[Aim of the task]:
Your task is to retype the lines from the opening of the material through the line that includes "from matplotlib.patches import Patch". Do not copy the pictures.

[Dataset section]:
☆ ☆ ☆ ☆ ☆

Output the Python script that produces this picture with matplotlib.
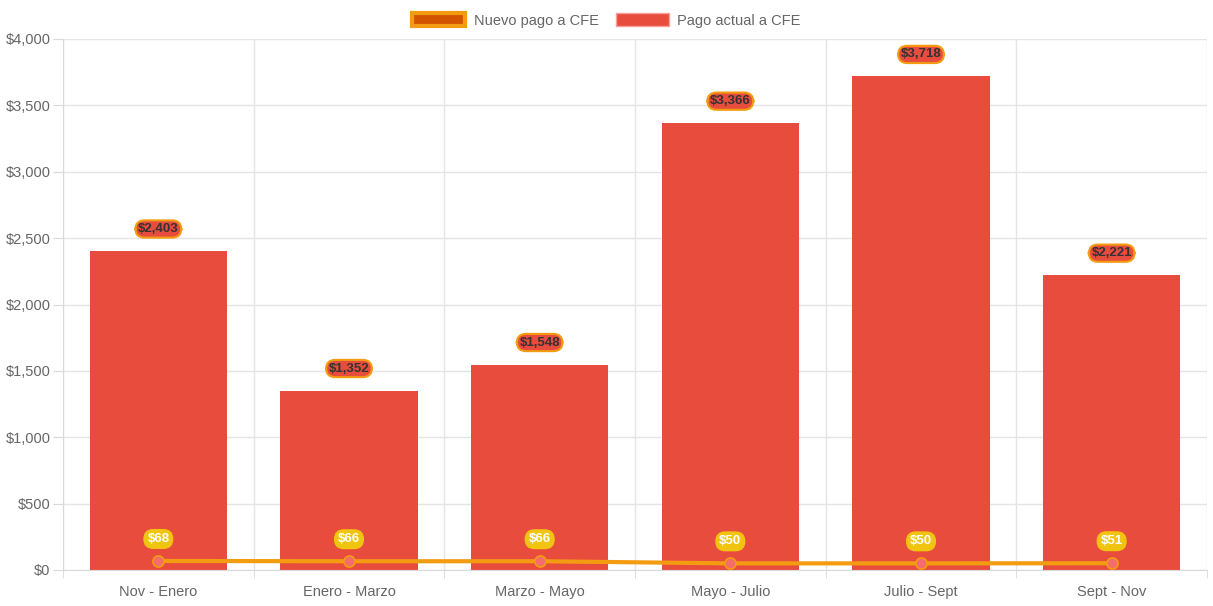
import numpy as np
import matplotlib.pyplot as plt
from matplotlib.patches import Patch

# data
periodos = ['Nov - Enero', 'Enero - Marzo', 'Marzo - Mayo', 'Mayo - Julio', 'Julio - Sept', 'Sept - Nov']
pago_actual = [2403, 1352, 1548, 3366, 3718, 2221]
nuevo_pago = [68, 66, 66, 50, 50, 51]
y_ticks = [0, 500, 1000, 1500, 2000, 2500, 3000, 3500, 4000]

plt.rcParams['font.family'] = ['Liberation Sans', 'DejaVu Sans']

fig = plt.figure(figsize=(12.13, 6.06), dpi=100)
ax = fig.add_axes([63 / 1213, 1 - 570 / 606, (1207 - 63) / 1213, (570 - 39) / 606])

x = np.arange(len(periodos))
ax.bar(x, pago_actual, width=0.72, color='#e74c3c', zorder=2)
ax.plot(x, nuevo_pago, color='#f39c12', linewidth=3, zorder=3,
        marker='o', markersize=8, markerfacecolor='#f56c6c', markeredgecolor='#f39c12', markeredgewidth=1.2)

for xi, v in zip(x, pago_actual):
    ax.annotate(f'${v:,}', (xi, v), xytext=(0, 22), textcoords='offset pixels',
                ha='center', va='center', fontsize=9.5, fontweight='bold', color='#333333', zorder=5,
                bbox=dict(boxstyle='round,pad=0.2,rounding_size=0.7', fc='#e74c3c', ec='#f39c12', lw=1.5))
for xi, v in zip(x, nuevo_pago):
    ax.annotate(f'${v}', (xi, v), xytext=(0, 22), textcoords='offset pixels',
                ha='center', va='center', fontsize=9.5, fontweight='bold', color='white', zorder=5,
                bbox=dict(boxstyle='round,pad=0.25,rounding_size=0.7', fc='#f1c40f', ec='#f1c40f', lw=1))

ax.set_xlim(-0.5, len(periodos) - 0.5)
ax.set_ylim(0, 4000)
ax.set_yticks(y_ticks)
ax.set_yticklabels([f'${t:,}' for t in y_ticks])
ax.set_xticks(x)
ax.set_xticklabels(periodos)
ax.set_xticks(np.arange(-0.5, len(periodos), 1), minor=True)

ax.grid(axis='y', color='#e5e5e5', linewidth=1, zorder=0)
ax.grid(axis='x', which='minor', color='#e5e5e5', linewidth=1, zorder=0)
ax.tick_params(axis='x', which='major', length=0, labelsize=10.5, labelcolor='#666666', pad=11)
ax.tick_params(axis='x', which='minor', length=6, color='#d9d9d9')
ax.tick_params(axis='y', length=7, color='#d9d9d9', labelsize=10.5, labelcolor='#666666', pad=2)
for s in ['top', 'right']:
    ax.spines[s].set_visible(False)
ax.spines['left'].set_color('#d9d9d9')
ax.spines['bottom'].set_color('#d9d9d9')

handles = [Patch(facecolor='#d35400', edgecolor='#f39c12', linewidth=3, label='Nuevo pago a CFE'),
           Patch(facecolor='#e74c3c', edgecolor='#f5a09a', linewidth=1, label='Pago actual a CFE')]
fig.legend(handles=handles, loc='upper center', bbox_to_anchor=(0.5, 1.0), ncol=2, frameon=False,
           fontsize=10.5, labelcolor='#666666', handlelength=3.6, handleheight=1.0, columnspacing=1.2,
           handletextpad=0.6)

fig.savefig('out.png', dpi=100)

☆ ☆ ☆ ☆ ☆

[Worked answer]:
Output the Python script that produces this picture with matplotlib.
import numpy as np
import matplotlib.pyplot as plt
from matplotlib.patches import Patch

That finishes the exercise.